Once an initial parole application is approved, the entrepreneur is granted an initial period of parole of up to 30 months or two and a half years. This parole also extends to the applicant’s spouse and children, although children are not permitted to work during their stay in the United States. Spouses, however, can apply for work authorization, which, if approved, will be valid for the duration of the parole period.
Much like other traditional visa programs, entrepreneurs who have been granted parole can apply to extend or renew their parole with re-parol. Valid for an additional 30-month period, the role requirements mirror those of the initial filing, with all initial requirements still necessary, although ownership requirements are reduced to 5%.
However, the business entity must also have met at least one of the following additional criteria:
- During the applicant’s initial parole period, the US entity must have collected at least $500,000 in qualifying investments, qualified government grants or awards, or a combination of these types of funding.

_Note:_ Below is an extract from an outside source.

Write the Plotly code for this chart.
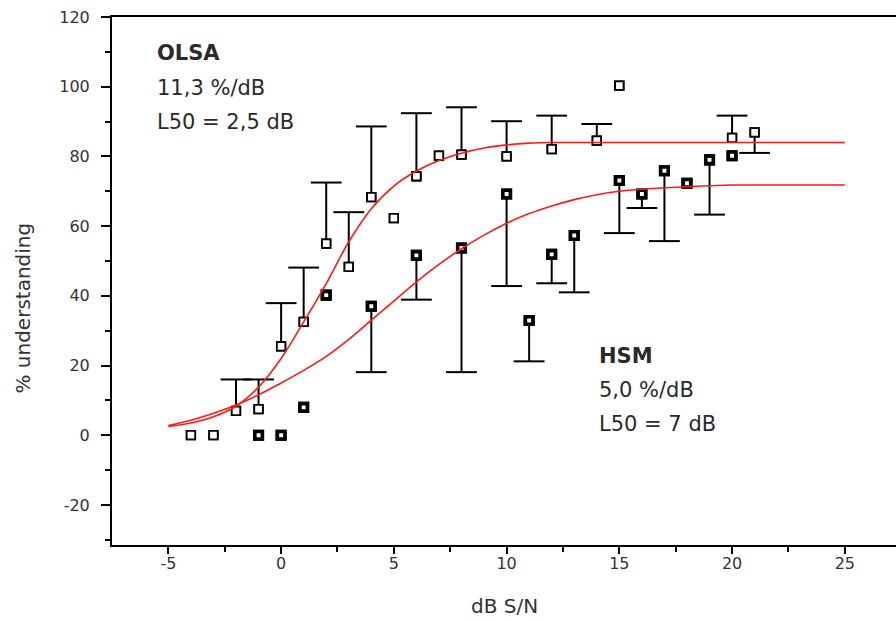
import plotly.graph_objects as go

# ---------------- data ----------------
# OLSA (open squares) measured points
olsa_x = [-4, -3, -2, -1, 0, 1, 2, 3, 4, 5, 6, 7, 8, 10, 12, 14, 15, 20, 21]
olsa_y = [0, 0, 7, 7.5, 25.5, 32.5, 55, 48.3, 68.3, 62.3, 74.3, 80.2, 80.5, 80, 82.1, 84.5, 100.3, 85.3, 86.9]
olsa_err_up = [0, 0, 9, 8.5, 12.4, 15.6, 17.5, 15.7, 20.3, 0, 18.1, 0, 13.6, 10.1, 9.6, 4.8, 0, 6.4, 0]
olsa_err_down = [0, 0, 0, 0, 0, 0, 0, 0, 0, 0, 0, 0, 0, 0, 0, 0, 0, 0, 5.9]

# HSM (filled squares) measured points
hsm_x = [-1, 0, 1, 2, 4, 6, 8, 10, 11, 12, 13, 15, 16, 17, 18, 19, 20]
hsm_y = [0, 0, 8, 40.2, 37, 51.6, 53.7, 69.2, 32.9, 51.9, 57.3, 73.1, 69.2, 75.9, 72.3, 79, 80.2]
hsm_err_up = [0, 0, 0, 0, 0, 0, 0, 0, 0, 0, 0, 0, 0, 0, 0, 0, 0]
hsm_err_down = [0, 0, 0, 0, 18.9, 12.7, 35.6, 26.4, 11.7, 8.3, 16.3, 15.1, 4.0, 20.2, 0, 15.7, 0]

# fitted curves
fit_x = [-5, -4, -3, -2, -1, 0, 1, 2, 3, 4, 5, 6, 7, 8, 9, 10, 11, 12, 13, 14, 15,
         16, 17, 18, 19, 20, 21, 22, 23, 24, 25]
olsa_fit = [2.5, 3.5, 5.3, 8.3, 13.8, 22, 32.5, 43.5, 55.5, 65, 71.5, 75.8, 78.8, 80.9, 82.4, 83.3, 83.8, 84, 84, 84, 84,
            84, 84, 84, 84, 84, 84, 84, 84, 84, 84]
hsm_fit = [2.8, 4.3, 6.3, 8.7, 11.6, 15, 18.6, 22.6, 27.5, 33, 38.5, 44, 49, 53.5, 57.4, 60.8, 63.6, 65.8, 67.6, 69, 70,
           70.6, 71, 71.3, 71.6, 71.8, 71.8, 71.8, 71.8, 71.8, 71.8]

x_tickvals = [-5, 0, 5, 10, 15, 20, 25]
x_ticktext = ["-5", "0", "5", "10", "15", "20", "25"]
y_tickvals = [-20, 0, 20, 40, 60, 80, 100, 120]
y_ticktext = ["-20", "0", "20", "40", "60", "80", "100", "120"]

FONT = "DejaVu Sans"
TXT = "#333333"

fig = go.Figure()


def add_series(xs, ys, up, down, fill, lw, size):
    # vertical bars (no caps)
    fig.add_trace(go.Scatter(
        x=xs, y=ys, mode="markers",
        marker=dict(symbol="square", size=size, color=fill, line=dict(color="black", width=lw)),
        error_y=dict(type="data", symmetric=False, array=up, arrayminus=down,
                     color="black", thickness=2, width=0),
        showlegend=False, hoverinfo="skip"))
    # caps at the bar ends
    cx, cy = [], []
    for xv, yv, u, d in zip(xs, ys, up, down):
        if u > 0:
            cx.append(xv); cy.append(yv + u)
        if d > 0:
            cx.append(xv); cy.append(yv - d)
    fig.add_trace(go.Scatter(
        x=cx, y=cy, mode="markers",
        marker=dict(symbol="line-ew", size=22, line=dict(color="black", width=2)),
        showlegend=False, hoverinfo="skip"))
    # redraw markers on top of the caps/bars
    fig.add_trace(go.Scatter(
        x=xs, y=ys, mode="markers",
        marker=dict(symbol="square", size=size, color=fill, line=dict(color="black", width=lw)),
        showlegend=False, hoverinfo="skip"))


add_series(olsa_x, olsa_y, olsa_err_up, olsa_err_down, "white", 1.8, 8.5)
add_series(hsm_x, hsm_y, hsm_err_up, hsm_err_down, "white", 3.6, 7.5)

for fy in (olsa_fit, hsm_fit):
    fig.add_trace(go.Scatter(x=fit_x, y=fy, mode="lines",
                             line=dict(color="rgb(255,25,25)", width=1.6, shape="spline"),
                             showlegend=False, hoverinfo="skip"))

axis_common = dict(showgrid=False, zeroline=False, showline=True, linecolor="black", linewidth=2,
                   ticks="outside", tickcolor="black", tickwidth=1.5,
                   tickfont=dict(family=FONT, size=16, color=TXT))

fig.update_xaxes(range=[-7.5, 27.27], tickvals=x_tickvals, ticktext=x_ticktext, ticklen=7,
                 mirror=True, ticklabelstandoff=-4,
                 minor=dict(tickvals=[-2.5, 2.5, 7.5, 12.5, 17.5, 22.5], ticks="outside", ticklen=5,
                            tickcolor="black", tickwidth=1.5),
                 **axis_common)
fig.update_yaxes(range=[-31.5, 120], tickvals=y_tickvals, ticktext=y_ticktext, ticklen=9,
                 ticklabelstandoff=8,
                 minor=dict(tickvals=[-30, -10, 10, 30, 50, 70, 90, 110], ticks="outside", ticklen=5,
                            tickcolor="black", tickwidth=1.5),
                 **axis_common)

annos = [
    ("<b>OLSA</b>", 0.0548, 0.932),
    ("11,3 %/dB", 0.0548, 0.866),
    ("L50 = 2,5 dB", 0.0548, 0.801),
    ("<b>HSM</b>", 0.619, 0.358),
    ("5,0 %/dB", 0.619, 0.294),
    ("L50 = 7 dB", 0.619, 0.229),
]
for t, ax, ay in annos:
    fig.add_annotation(text=t, x=ax, y=ay, xref="paper", yref="paper", xanchor="left", yanchor="middle",
                       showarrow=False, font=dict(family=FONT, size=21, color="#2a2a2a"))

fig.add_annotation(text="dB S/N", x=0.501, y=-0.1155, xref="paper", yref="paper",
                   xanchor="center", yanchor="middle", showarrow=False,
                   font=dict(family=FONT, size=20, color=TXT))
fig.add_annotation(text="% understanding", x=-0.114, y=0.449, xref="paper", yref="paper",
                   xanchor="center", yanchor="middle", textangle=-90, showarrow=False,
                   font=dict(family=FONT, size=20, color=TXT))

fig.update_layout(width=896, height=621, margin=dict(l=112, r=0, t=17, b=76),
                  plot_bgcolor="white", paper_bgcolor="white")

fig.write_html("out.html")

- As with other employment-based visas, the primary focus of the program is to stimulate the economy by creating jobs to boost the local market. Therefore, the company needs to have created a minimum of five qualified jobs during the parole period.
- The company otherwise needs to prove that it has been capable of reaching its financial projections, demonstrating that it has reached at least $500,000 in annual revenue and revenue growth averaging a 20% increase.